◆ Aim of the task ◆
Count how many lines hold the string "matplotlib". Answer with that number and nothing more.

◆ Given information ◆

---+---

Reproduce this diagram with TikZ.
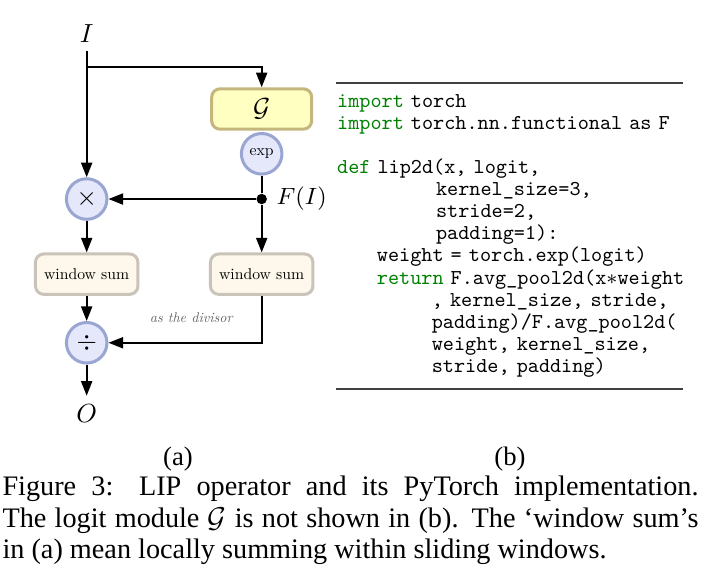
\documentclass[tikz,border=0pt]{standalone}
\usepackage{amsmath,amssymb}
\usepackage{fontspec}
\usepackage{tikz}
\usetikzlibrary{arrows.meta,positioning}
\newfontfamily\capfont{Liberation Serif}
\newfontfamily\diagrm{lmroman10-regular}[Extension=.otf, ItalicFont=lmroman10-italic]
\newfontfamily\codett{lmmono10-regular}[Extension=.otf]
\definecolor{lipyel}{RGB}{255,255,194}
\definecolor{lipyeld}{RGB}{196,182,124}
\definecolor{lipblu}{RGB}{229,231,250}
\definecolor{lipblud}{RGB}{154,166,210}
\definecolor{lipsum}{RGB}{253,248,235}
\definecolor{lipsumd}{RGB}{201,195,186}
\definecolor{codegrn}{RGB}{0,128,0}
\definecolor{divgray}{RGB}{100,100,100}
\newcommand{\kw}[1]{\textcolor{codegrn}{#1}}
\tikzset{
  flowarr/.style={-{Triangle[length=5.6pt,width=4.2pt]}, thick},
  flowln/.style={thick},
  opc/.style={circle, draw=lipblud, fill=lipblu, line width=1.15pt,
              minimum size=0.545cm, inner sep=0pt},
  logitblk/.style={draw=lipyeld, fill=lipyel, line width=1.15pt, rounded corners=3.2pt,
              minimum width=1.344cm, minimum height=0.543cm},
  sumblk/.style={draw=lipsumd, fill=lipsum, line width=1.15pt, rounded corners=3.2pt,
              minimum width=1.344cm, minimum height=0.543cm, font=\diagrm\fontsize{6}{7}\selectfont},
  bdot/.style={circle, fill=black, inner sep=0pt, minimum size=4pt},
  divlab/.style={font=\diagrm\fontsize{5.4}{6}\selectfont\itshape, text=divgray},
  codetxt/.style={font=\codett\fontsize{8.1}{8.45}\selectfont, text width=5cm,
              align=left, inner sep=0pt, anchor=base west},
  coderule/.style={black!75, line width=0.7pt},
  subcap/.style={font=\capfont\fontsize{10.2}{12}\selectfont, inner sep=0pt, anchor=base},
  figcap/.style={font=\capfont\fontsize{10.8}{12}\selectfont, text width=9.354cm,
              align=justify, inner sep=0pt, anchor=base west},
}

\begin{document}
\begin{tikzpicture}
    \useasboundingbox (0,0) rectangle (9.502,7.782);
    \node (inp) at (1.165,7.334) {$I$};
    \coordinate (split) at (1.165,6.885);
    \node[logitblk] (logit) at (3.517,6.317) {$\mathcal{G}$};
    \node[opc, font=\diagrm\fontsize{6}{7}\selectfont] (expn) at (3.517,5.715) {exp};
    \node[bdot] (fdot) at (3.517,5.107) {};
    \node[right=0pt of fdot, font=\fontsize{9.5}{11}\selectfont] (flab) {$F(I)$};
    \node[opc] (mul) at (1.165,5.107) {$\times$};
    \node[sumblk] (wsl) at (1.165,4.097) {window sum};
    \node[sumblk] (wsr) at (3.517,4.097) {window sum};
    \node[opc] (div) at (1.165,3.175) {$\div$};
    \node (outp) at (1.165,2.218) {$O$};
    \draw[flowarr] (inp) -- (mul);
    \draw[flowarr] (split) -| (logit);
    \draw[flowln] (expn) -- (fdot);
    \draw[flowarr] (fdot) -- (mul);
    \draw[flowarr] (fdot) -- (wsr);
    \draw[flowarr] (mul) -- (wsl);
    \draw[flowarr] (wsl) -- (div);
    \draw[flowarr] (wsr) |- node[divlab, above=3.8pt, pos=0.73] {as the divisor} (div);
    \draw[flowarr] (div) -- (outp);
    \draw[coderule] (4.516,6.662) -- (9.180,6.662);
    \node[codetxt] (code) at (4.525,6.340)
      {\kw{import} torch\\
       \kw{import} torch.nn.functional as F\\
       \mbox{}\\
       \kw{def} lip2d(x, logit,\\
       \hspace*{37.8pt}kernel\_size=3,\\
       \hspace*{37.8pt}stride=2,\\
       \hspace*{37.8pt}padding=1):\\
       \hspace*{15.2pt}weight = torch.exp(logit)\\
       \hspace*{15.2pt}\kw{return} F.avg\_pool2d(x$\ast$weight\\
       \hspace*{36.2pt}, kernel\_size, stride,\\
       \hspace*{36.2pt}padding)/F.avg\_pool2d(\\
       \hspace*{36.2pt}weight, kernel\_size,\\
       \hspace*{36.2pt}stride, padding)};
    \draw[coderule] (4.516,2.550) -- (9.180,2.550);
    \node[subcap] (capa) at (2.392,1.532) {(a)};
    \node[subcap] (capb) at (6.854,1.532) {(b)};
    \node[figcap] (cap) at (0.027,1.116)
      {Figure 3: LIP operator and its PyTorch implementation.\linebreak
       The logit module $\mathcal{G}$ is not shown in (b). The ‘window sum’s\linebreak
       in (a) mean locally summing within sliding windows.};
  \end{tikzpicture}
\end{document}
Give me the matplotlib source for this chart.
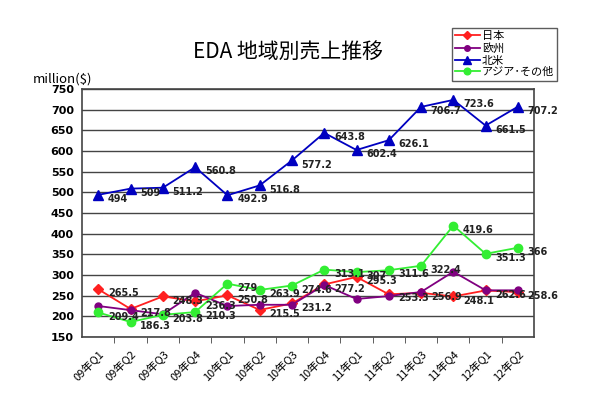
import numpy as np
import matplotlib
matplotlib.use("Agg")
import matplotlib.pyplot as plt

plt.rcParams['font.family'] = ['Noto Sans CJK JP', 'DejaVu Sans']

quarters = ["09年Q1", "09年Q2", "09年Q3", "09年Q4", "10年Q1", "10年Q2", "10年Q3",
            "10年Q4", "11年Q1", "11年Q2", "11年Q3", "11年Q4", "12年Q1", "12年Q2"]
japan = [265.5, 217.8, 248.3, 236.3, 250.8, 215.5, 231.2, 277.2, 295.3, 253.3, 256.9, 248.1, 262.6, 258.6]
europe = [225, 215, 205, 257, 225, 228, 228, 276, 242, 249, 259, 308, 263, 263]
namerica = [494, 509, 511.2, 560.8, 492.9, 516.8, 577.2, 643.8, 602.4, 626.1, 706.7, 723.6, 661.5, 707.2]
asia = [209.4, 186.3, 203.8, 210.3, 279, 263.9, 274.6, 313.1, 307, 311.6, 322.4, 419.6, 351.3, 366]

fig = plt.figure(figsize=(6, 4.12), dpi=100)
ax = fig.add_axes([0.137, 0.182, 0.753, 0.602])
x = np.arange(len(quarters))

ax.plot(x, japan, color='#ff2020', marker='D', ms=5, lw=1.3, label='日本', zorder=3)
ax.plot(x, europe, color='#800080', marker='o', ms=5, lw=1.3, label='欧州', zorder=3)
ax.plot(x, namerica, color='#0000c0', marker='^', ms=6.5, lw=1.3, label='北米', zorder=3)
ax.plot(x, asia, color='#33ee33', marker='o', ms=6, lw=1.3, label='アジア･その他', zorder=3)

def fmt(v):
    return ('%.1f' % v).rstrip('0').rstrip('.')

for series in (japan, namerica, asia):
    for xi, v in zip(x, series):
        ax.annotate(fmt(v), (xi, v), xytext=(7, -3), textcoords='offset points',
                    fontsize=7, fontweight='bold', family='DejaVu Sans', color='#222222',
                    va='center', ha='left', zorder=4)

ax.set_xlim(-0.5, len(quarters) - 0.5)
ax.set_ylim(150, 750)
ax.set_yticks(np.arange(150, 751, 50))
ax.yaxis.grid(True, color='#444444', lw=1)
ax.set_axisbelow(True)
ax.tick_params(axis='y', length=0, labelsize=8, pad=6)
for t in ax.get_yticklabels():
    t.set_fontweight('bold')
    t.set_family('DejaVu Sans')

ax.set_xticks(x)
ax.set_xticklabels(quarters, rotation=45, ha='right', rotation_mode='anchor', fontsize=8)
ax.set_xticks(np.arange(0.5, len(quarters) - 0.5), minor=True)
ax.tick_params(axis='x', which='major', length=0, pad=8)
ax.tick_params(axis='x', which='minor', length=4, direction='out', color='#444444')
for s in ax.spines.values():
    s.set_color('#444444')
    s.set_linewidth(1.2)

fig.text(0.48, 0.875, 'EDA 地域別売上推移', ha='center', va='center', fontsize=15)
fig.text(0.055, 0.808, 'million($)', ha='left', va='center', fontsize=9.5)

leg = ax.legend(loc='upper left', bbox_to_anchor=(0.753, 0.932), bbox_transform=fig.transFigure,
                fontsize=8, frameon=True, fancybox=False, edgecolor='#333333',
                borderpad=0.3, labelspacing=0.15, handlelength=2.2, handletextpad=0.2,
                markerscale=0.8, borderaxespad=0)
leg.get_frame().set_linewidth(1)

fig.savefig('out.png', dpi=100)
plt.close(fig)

---+---

◆ Written reply ◆
4